▼

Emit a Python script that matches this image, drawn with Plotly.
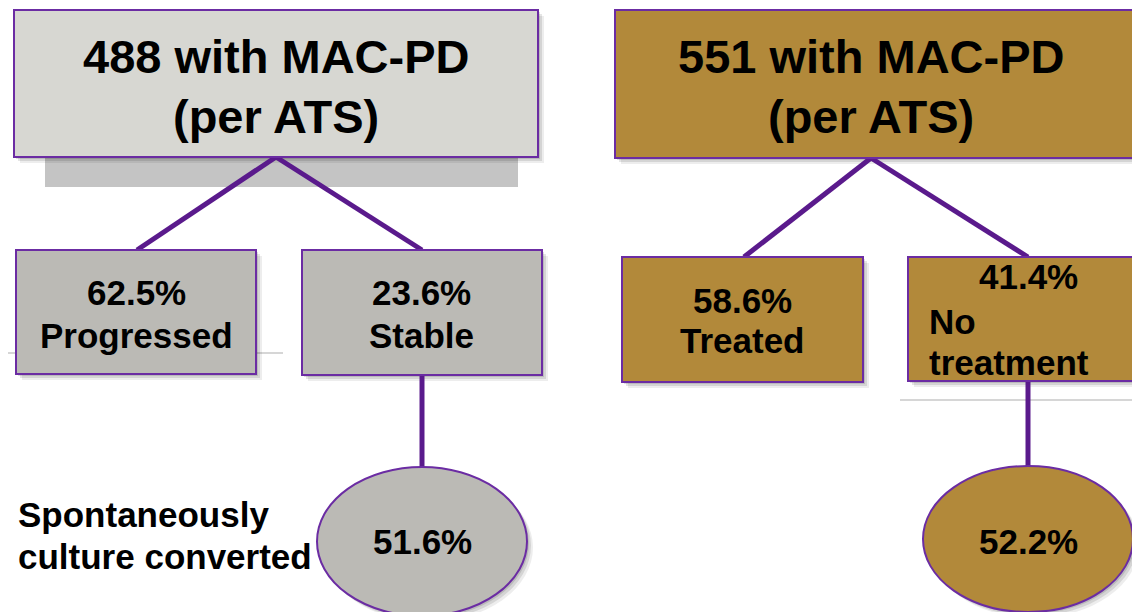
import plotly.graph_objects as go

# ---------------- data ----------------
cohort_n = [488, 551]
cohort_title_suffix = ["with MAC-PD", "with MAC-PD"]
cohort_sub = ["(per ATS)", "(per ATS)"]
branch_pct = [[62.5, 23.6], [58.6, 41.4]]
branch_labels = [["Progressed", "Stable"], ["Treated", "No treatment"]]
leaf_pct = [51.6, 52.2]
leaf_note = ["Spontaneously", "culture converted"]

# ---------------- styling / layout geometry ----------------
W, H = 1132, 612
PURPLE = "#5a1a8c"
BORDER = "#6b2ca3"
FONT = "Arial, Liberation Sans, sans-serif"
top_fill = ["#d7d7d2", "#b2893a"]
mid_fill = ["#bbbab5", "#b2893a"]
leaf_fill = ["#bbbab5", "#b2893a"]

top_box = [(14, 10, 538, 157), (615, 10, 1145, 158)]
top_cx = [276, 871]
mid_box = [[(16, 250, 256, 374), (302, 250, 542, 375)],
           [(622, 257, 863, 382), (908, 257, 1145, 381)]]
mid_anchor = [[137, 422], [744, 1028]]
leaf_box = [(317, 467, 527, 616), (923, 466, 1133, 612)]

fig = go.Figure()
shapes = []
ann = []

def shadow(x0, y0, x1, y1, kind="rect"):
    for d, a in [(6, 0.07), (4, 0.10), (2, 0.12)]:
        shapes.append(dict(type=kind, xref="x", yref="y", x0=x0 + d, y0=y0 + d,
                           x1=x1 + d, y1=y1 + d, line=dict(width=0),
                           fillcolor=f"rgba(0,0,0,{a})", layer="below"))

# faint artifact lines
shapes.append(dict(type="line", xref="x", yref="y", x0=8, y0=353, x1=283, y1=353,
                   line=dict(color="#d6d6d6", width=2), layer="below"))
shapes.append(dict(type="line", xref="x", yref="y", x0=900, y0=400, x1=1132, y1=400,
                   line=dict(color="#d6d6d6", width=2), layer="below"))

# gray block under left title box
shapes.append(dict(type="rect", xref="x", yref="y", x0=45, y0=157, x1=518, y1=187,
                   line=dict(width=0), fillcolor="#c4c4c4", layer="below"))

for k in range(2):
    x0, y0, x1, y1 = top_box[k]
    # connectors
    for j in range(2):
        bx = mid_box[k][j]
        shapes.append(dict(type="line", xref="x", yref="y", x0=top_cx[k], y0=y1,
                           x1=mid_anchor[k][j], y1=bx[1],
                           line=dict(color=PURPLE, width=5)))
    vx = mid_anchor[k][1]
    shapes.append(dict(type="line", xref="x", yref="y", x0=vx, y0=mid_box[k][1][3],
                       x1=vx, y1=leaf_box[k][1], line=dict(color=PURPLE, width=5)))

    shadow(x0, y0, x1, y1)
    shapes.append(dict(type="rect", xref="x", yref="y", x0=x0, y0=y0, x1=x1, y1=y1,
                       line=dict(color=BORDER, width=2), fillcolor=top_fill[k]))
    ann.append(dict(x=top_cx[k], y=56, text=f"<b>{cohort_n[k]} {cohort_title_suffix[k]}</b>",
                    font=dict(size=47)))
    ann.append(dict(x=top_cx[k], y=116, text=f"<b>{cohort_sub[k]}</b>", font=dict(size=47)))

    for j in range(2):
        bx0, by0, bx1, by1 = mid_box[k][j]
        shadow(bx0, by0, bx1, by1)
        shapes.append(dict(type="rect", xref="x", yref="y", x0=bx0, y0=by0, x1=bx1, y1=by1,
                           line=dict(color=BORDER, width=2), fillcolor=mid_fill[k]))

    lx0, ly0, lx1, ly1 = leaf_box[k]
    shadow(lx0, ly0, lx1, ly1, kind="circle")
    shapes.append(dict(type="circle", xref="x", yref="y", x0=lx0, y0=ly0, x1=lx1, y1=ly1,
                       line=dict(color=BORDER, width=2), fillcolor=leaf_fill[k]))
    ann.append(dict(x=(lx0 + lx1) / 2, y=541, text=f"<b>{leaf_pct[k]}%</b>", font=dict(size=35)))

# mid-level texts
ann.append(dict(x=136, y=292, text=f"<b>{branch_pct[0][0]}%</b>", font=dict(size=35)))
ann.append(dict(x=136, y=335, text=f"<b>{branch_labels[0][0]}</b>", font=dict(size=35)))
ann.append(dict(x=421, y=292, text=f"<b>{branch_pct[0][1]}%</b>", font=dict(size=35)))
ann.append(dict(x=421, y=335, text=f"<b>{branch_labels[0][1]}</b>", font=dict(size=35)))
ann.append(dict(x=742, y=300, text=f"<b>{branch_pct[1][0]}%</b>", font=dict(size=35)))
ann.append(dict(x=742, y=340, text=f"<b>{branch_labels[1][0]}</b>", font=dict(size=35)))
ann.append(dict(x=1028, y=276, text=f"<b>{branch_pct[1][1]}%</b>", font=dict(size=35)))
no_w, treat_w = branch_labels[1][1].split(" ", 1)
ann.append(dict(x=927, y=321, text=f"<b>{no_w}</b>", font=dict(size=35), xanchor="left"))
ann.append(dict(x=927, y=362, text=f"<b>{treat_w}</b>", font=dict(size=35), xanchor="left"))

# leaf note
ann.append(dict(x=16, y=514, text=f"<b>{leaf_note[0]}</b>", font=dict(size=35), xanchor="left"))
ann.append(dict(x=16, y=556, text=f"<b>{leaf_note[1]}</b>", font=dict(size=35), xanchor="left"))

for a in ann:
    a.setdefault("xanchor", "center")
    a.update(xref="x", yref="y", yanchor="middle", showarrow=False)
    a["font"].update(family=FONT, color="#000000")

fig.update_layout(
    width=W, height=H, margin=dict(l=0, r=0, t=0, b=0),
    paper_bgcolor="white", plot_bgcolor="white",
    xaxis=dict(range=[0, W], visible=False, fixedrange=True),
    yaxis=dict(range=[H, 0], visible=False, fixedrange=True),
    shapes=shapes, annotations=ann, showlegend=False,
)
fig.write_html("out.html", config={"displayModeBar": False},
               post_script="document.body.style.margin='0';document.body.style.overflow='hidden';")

▲

Task description: Without including any pictures, reproduce the listing exactly.

Correct answer:
Emit a Python script that matches this image, drawn with Plotly.
import plotly.graph_objects as go

# ---------------- data ----------------
cohort_n = [488, 551]
cohort_title_suffix = ["with MAC-PD", "with MAC-PD"]
cohort_sub = ["(per ATS)", "(per ATS)"]
branch_pct = [[62.5, 23.6], [58.6, 41.4]]
branch_labels = [["Progressed", "Stable"], ["Treated", "No treatment"]]
leaf_pct = [51.6, 52.2]
leaf_note = ["Spontaneously", "culture converted"]

# ---------------- styling / layout geometry ----------------
W, H = 1132, 612
PURPLE = "#5a1a8c"
BORDER = "#6b2ca3"
FONT = "Arial, Liberation Sans, sans-serif"
top_fill = ["#d7d7d2", "#b2893a"]
mid_fill = ["#bbbab5", "#b2893a"]
leaf_fill = ["#bbbab5", "#b2893a"]

top_box = [(14, 10, 538, 157), (615, 10, 1145, 158)]
top_cx = [276, 871]
mid_box = [[(16, 250, 256, 374), (302, 250, 542, 375)],
           [(622, 257, 863, 382), (908, 257, 1145, 381)]]
mid_anchor = [[137, 422], [744, 1028]]
leaf_box = [(317, 467, 527, 616), (923, 466, 1133, 612)]

fig = go.Figure()
shapes = []
ann = []

def shadow(x0, y0, x1, y1, kind="rect"):
    for d, a in [(6, 0.07), (4, 0.10), (2, 0.12)]:
        shapes.append(dict(type=kind, xref="x", yref="y", x0=x0 + d, y0=y0 + d,
                           x1=x1 + d, y1=y1 + d, line=dict(width=0),
                           fillcolor=f"rgba(0,0,0,{a})", layer="below"))

# faint artifact lines
shapes.append(dict(type="line", xref="x", yref="y", x0=8, y0=353, x1=283, y1=353,
                   line=dict(color="#d6d6d6", width=2), layer="below"))
shapes.append(dict(type="line", xref="x", yref="y", x0=900, y0=400, x1=1132, y1=400,
                   line=dict(color="#d6d6d6", width=2), layer="below"))

# gray block under left title box
shapes.append(dict(type="rect", xref="x", yref="y", x0=45, y0=157, x1=518, y1=187,
                   line=dict(width=0), fillcolor="#c4c4c4", layer="below"))

for k in range(2):
    x0, y0, x1, y1 = top_box[k]
    # connectors
    for j in range(2):
        bx = mid_box[k][j]
        shapes.append(dict(type="line", xref="x", yref="y", x0=top_cx[k], y0=y1,
                           x1=mid_anchor[k][j], y1=bx[1],
                           line=dict(color=PURPLE, width=5)))
    vx = mid_anchor[k][1]
    shapes.append(dict(type="line", xref="x", yref="y", x0=vx, y0=mid_box[k][1][3],
                       x1=vx, y1=leaf_box[k][1], line=dict(color=PURPLE, width=5)))

    shadow(x0, y0, x1, y1)
    shapes.append(dict(type="rect", xref="x", yref="y", x0=x0, y0=y0, x1=x1, y1=y1,
                       line=dict(color=BORDER, width=2), fillcolor=top_fill[k]))
    ann.append(dict(x=top_cx[k], y=56, text=f"<b>{cohort_n[k]} {cohort_title_suffix[k]}</b>",
                    font=dict(size=47)))
    ann.append(dict(x=top_cx[k], y=116, text=f"<b>{cohort_sub[k]}</b>", font=dict(size=47)))

    for j in range(2):
        bx0, by0, bx1, by1 = mid_box[k][j]
        shadow(bx0, by0, bx1, by1)
        shapes.append(dict(type="rect", xref="x", yref="y", x0=bx0, y0=by0, x1=bx1, y1=by1,
                           line=dict(color=BORDER, width=2), fillcolor=mid_fill[k]))

    lx0, ly0, lx1, ly1 = leaf_box[k]
    shadow(lx0, ly0, lx1, ly1, kind="circle")
    shapes.append(dict(type="circle", xref="x", yref="y", x0=lx0, y0=ly0, x1=lx1, y1=ly1,
                       line=dict(color=BORDER, width=2), fillcolor=leaf_fill[k]))
    ann.append(dict(x=(lx0 + lx1) / 2, y=541, text=f"<b>{leaf_pct[k]}%</b>", font=dict(size=35)))

# mid-level texts
ann.append(dict(x=136, y=292, text=f"<b>{branch_pct[0][0]}%</b>", font=dict(size=35)))
ann.append(dict(x=136, y=335, text=f"<b>{branch_labels[0][0]}</b>", font=dict(size=35)))
ann.append(dict(x=421, y=292, text=f"<b>{branch_pct[0][1]}%</b>", font=dict(size=35)))
ann.append(dict(x=421, y=335, text=f"<b>{branch_labels[0][1]}</b>", font=dict(size=35)))
ann.append(dict(x=742, y=300, text=f"<b>{branch_pct[1][0]}%</b>", font=dict(size=35)))
ann.append(dict(x=742, y=340, text=f"<b>{branch_labels[1][0]}</b>", font=dict(size=35)))
ann.append(dict(x=1028, y=276, text=f"<b>{branch_pct[1][1]}%</b>", font=dict(size=35)))
no_w, treat_w = branch_labels[1][1].split(" ", 1)
ann.append(dict(x=927, y=321, text=f"<b>{no_w}</b>", font=dict(size=35), xanchor="left"))
ann.append(dict(x=927, y=362, text=f"<b>{treat_w}</b>", font=dict(size=35), xanchor="left"))

# leaf note
ann.append(dict(x=16, y=514, text=f"<b>{leaf_note[0]}</b>", font=dict(size=35), xanchor="left"))
ann.append(dict(x=16, y=556, text=f"<b>{leaf_note[1]}</b>", font=dict(size=35), xanchor="left"))

for a in ann:
    a.setdefault("xanchor", "center")
    a.update(xref="x", yref="y", yanchor="middle", showarrow=False)
    a["font"].update(family=FONT, color="#000000")

fig.update_layout(
    width=W, height=H, margin=dict(l=0, r=0, t=0, b=0),
    paper_bgcolor="white", plot_bgcolor="white",
    xaxis=dict(range=[0, W], visible=False, fixedrange=True),
    yaxis=dict(range=[H, 0], visible=False, fixedrange=True),
    shapes=shapes, annotations=ann, showlegend=False,
)
fig.write_html("out.html", config={"displayModeBar": False},
               post_script="document.body.style.margin='0';document.body.style.overflow='hidden';")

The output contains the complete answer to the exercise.